:: RECORDS FOR PROCESSING ::

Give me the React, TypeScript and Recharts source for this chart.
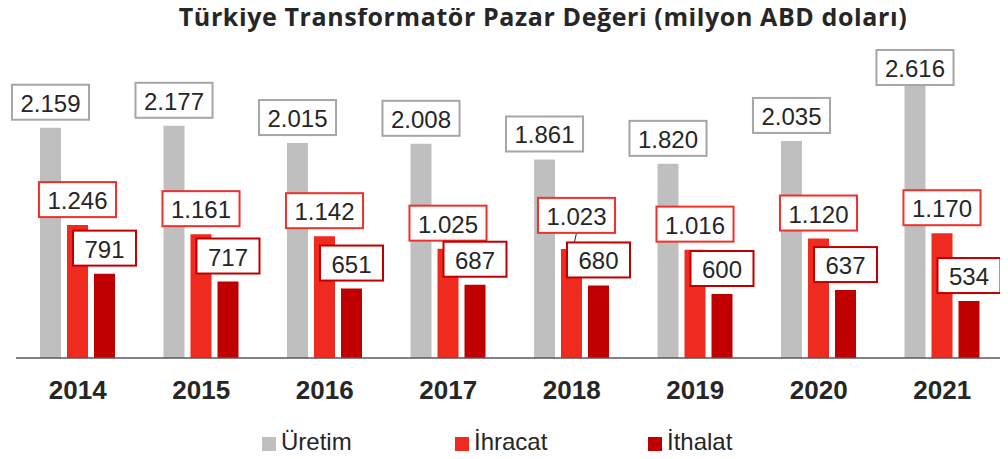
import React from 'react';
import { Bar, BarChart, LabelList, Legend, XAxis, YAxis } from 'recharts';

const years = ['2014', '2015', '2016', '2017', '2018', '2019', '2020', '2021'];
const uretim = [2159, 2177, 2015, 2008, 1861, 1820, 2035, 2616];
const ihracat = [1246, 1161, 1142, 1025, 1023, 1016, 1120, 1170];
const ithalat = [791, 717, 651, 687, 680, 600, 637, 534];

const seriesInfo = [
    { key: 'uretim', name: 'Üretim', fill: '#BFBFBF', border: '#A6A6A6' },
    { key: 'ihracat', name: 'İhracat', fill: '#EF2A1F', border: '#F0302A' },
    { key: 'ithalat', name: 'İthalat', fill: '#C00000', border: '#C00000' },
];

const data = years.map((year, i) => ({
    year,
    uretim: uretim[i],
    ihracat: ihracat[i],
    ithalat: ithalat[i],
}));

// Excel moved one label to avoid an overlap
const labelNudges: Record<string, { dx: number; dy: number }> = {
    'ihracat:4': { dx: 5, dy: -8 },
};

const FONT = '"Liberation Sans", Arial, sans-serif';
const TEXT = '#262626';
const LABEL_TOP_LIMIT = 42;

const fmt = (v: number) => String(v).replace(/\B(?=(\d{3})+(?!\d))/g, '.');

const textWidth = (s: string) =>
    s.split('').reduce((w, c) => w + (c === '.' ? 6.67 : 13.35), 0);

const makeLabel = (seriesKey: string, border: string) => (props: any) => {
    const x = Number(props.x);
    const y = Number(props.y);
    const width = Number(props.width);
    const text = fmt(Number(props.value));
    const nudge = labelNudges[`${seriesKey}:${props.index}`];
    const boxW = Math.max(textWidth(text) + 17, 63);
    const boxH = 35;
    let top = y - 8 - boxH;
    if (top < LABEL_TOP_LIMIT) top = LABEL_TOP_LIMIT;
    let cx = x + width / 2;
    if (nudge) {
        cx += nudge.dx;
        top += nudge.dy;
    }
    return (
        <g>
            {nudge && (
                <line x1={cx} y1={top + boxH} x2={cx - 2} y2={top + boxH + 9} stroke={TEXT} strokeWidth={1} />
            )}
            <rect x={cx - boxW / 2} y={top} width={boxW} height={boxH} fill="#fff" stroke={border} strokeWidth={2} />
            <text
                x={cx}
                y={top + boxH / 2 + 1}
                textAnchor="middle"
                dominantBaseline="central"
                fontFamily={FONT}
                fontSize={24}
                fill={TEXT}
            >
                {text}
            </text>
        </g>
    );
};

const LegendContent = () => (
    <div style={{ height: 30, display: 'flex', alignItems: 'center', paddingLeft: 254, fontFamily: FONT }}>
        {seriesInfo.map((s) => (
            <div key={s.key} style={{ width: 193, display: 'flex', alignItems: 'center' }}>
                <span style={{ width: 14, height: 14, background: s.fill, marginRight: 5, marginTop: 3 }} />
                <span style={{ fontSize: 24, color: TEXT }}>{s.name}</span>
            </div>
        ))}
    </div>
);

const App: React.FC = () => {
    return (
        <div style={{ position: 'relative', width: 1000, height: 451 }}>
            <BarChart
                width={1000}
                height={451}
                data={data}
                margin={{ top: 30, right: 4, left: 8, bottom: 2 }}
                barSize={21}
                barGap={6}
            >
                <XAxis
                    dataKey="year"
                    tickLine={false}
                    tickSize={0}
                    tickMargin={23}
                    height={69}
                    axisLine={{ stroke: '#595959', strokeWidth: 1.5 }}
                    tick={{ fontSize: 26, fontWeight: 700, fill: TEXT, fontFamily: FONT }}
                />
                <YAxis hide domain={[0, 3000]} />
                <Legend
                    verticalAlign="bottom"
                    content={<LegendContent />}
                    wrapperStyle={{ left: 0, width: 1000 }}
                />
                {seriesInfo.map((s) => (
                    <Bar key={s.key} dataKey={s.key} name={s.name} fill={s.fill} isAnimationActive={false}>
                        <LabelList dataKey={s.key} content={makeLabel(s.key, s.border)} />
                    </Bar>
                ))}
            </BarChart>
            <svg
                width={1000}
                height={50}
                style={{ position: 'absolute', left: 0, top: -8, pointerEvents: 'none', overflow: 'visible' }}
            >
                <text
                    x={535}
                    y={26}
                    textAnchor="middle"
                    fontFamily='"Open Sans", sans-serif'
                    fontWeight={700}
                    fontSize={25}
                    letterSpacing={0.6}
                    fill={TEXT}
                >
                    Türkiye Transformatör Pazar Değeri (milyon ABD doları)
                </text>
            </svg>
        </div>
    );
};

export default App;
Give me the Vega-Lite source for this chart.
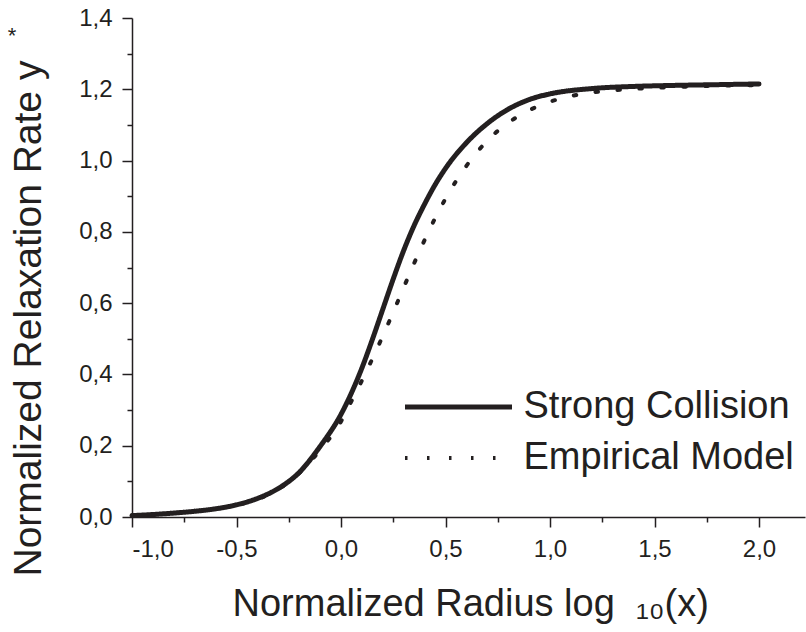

:::

▶ STATED TASK
Please repeat exactly the data above from its first line to the line that contains "s.split('').reduce((w, c) =>", inclusive, and leave every picture out.

▶ RESPONSE FOR THIS EXERCISE
Give me the React, TypeScript and Recharts source for this chart.
import React from 'react';
import { Bar, BarChart, LabelList, Legend, XAxis, YAxis } from 'recharts';

const years = ['2014', '2015', '2016', '2017', '2018', '2019', '2020', '2021'];
const uretim = [2159, 2177, 2015, 2008, 1861, 1820, 2035, 2616];
const ihracat = [1246, 1161, 1142, 1025, 1023, 1016, 1120, 1170];
const ithalat = [791, 717, 651, 687, 680, 600, 637, 534];

const seriesInfo = [
    { key: 'uretim', name: 'Üretim', fill: '#BFBFBF', border: '#A6A6A6' },
    { key: 'ihracat', name: 'İhracat', fill: '#EF2A1F', border: '#F0302A' },
    { key: 'ithalat', name: 'İthalat', fill: '#C00000', border: '#C00000' },
];

const data = years.map((year, i) => ({
    year,
    uretim: uretim[i],
    ihracat: ihracat[i],
    ithalat: ithalat[i],
}));

// Excel moved one label to avoid an overlap
const labelNudges: Record<string, { dx: number; dy: number }> = {
    'ihracat:4': { dx: 5, dy: -8 },
};

const FONT = '"Liberation Sans", Arial, sans-serif';
const TEXT = '#262626';
const LABEL_TOP_LIMIT = 42;

const fmt = (v: number) => String(v).replace(/\B(?=(\d{3})+(?!\d))/g, '.');

const textWidth = (s: string) =>
    s.split('').reduce((w, c) => w + (c === '.' ? 6.67 : 13.35), 0);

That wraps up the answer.